Brown dwarf (BD) observations are usually reliant on atmospheric and evolutionary models to output a sufficient set of physical parameters (i.e. mass, radius, luminosity, temperature, age). This is because most observed BDs are isolated field objects, meaning only photometric observations are possible. Unlike most main sequence stars, there does not exist an extensive, empirically calibrated relationship between physical parameters for BDs. In fact, they are degenerate in certain regimes (e.g. mass and age), and these degeneracies are impossible to resolve using only photometric observations.

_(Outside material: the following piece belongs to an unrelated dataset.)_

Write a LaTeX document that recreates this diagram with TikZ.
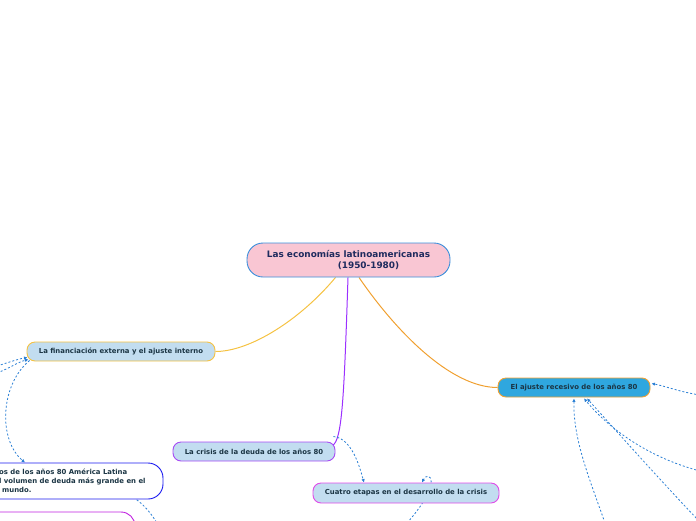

Fortunately, BD models are succesful in reproducing observational photometry and spectra for field objects. However, these models still lack an empirical calibration, meaning the underlying physical parameters they predict are not verified against direct measurements from observations. Such measurements are possible with BD eclipsing binary systems, where radial velocity, transit and eclipse techniques can be applied. A sufficient collection of such systems can become the foundation for an empirical calibration of BD parameters.
One of the most promising systems is LHS 6343, where a BD (member C) orbits the primary member (A) of an M-dwarf binary. Existing research has directly measured the BD's mass and radius. This talk will go over my master's project to obtain the remaining measurables (temperature, luminosity) and compare this suite of directly obtained physical parameters to what BD models predict given the emission spectrum of LHS 6343 C.